WHAT YOU SHOULD DO - Return only the lines running from the line that holds "Rebuild this chart" to the line that holds "nm_ticks = [-0.4, -0.2, 0.0, 0.2, 0.4]", including both.

##### MATERIALS PROVIDED

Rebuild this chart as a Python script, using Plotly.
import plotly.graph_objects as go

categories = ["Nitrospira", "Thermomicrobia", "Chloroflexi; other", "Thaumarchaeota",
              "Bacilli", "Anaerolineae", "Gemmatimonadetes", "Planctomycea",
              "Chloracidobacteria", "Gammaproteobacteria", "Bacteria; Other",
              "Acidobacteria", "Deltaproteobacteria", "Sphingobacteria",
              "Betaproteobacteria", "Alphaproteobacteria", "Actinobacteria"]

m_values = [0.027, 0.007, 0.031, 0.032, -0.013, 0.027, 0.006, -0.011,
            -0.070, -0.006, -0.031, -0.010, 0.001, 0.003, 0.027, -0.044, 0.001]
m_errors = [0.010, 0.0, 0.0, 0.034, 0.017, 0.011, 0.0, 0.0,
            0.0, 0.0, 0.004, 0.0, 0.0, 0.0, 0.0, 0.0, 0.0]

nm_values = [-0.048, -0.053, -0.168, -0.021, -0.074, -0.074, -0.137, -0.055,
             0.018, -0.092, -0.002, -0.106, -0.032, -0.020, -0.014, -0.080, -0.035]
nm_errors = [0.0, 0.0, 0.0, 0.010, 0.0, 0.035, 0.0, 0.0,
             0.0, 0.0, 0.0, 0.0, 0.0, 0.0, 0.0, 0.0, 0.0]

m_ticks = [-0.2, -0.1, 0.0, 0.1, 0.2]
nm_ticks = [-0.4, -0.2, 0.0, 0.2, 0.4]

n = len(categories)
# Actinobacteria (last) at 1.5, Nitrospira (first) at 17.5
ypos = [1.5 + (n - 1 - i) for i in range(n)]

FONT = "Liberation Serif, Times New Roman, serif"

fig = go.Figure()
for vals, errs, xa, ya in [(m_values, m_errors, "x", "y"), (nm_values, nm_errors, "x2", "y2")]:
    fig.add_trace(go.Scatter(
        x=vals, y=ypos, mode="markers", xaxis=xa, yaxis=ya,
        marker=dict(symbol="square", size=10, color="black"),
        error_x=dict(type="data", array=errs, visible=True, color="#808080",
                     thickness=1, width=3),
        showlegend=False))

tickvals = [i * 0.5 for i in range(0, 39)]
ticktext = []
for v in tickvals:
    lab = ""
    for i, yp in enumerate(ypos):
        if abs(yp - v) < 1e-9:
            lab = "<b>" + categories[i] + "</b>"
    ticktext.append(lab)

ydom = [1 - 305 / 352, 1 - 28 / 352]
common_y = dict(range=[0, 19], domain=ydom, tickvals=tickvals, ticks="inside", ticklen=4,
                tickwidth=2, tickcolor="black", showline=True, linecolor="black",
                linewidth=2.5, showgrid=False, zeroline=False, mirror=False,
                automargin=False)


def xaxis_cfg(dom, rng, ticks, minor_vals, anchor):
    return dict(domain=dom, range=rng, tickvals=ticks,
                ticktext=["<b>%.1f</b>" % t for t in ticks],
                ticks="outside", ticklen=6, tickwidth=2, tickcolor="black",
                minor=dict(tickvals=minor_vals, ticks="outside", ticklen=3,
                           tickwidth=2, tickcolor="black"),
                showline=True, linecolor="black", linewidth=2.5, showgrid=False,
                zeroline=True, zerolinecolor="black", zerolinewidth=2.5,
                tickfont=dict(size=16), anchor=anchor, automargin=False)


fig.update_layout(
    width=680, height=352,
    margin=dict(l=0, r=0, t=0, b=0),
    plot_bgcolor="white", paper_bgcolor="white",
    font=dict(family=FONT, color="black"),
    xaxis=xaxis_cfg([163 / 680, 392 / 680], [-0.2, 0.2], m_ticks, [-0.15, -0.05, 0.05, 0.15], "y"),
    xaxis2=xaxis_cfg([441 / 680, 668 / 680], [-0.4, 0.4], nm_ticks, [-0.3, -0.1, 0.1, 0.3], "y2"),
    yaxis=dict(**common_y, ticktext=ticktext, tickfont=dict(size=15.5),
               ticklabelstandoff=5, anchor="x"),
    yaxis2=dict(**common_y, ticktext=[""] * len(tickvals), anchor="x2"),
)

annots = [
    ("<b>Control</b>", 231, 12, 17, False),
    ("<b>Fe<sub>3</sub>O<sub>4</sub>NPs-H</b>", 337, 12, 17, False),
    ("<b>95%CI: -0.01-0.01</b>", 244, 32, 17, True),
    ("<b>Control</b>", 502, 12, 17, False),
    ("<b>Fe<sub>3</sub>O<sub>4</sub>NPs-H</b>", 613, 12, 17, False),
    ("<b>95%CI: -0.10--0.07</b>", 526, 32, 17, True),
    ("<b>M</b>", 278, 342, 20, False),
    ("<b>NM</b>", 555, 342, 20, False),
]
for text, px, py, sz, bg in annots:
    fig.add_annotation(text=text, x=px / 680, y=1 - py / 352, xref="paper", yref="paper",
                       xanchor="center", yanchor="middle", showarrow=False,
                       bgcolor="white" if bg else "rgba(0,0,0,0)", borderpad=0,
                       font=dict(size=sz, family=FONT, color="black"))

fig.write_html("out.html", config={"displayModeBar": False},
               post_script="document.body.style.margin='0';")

##########
##### MATERIALS PROVIDED

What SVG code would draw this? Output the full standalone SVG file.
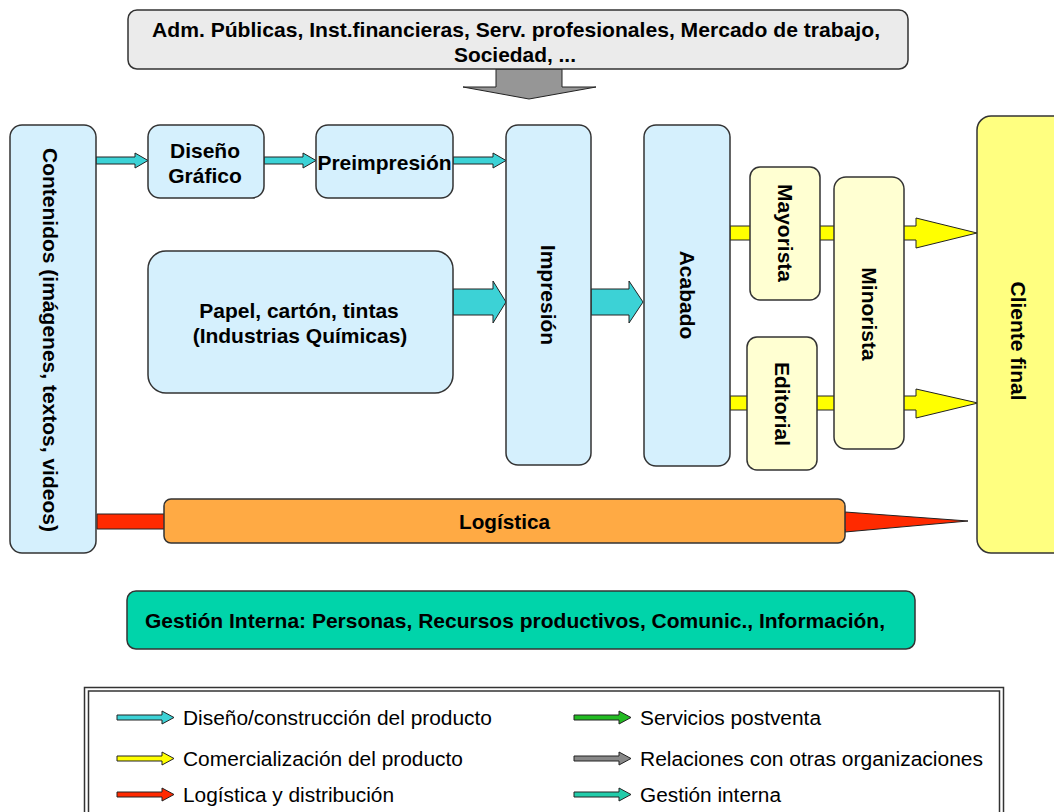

##########

RESULT -
Rebuild this chart as a Python script, using Plotly.
import plotly.graph_objects as go

categories = ["Nitrospira", "Thermomicrobia", "Chloroflexi; other", "Thaumarchaeota",
              "Bacilli", "Anaerolineae", "Gemmatimonadetes", "Planctomycea",
              "Chloracidobacteria", "Gammaproteobacteria", "Bacteria; Other",
              "Acidobacteria", "Deltaproteobacteria", "Sphingobacteria",
              "Betaproteobacteria", "Alphaproteobacteria", "Actinobacteria"]

m_values = [0.027, 0.007, 0.031, 0.032, -0.013, 0.027, 0.006, -0.011,
            -0.070, -0.006, -0.031, -0.010, 0.001, 0.003, 0.027, -0.044, 0.001]
m_errors = [0.010, 0.0, 0.0, 0.034, 0.017, 0.011, 0.0, 0.0,
            0.0, 0.0, 0.004, 0.0, 0.0, 0.0, 0.0, 0.0, 0.0]

nm_values = [-0.048, -0.053, -0.168, -0.021, -0.074, -0.074, -0.137, -0.055,
             0.018, -0.092, -0.002, -0.106, -0.032, -0.020, -0.014, -0.080, -0.035]
nm_errors = [0.0, 0.0, 0.0, 0.010, 0.0, 0.035, 0.0, 0.0,
             0.0, 0.0, 0.0, 0.0, 0.0, 0.0, 0.0, 0.0, 0.0]

m_ticks = [-0.2, -0.1, 0.0, 0.1, 0.2]
nm_ticks = [-0.4, -0.2, 0.0, 0.2, 0.4]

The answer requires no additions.